2 reviews
It is a little known fact that the form of music called "rap" was created in this film! It has Lenin going around Poland singing and or rapping! It's a strange film and you can only see in Poland or if you can get a copy of it in Estonia.
- TVGM3000-2
- Sep 29, 2000
- Permalink
Sergei Yutkevich won the Best Director Award (his second) in Cannes 1966 for this black-and-white widescreen film. Actually, the cinematography and storyboard is quite varied and inventive, considering the limited topic. Lenin's stay in Poland from 1912 to 1914 is told in flash-backs by the temporarily imprisoned Russian journalist and revolutionary, in the form of a continuous voice-over. His memory of a day trip to the mountains near his exile home in a small village near Kraków offers some stunning sceneries; also, documentary footage from WW1, early aeroplanes and even 'comic' films (watched by Lenin in the local cinema) are interweaved with mass scenes from factories and battlefields, made with hundreds of extras.
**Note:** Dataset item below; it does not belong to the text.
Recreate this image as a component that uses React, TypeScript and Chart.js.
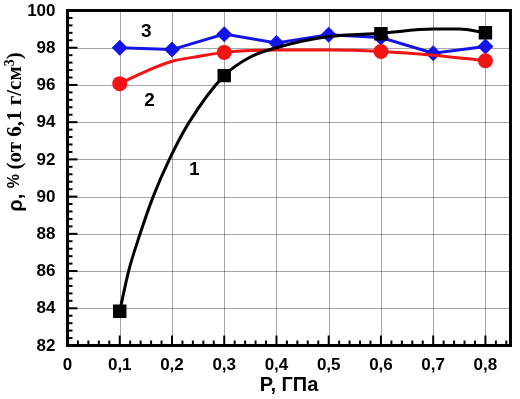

Ulka, the young Polish maid in Lenin's and Krupskaya's home (played by Ilona Kusmierska) and her fiancé, a young shepherd, add an element of romance and give this version of Lenin an opportunity both to reflect on love and religion and to try to convince ordinary Poles of his political views - not entirely successfully, though. Parts of the story are probably myths and pedagogic fiction, but the film's touch is not too heavy-handed and contains some elements of humour; e.g. Lenin the prisoner doing his weekly duties, washing the office floor, angrily mumbling to himself about the chauvinist and imperialist war and the German Social Democrats' betrayal of the international solidarity of the workers.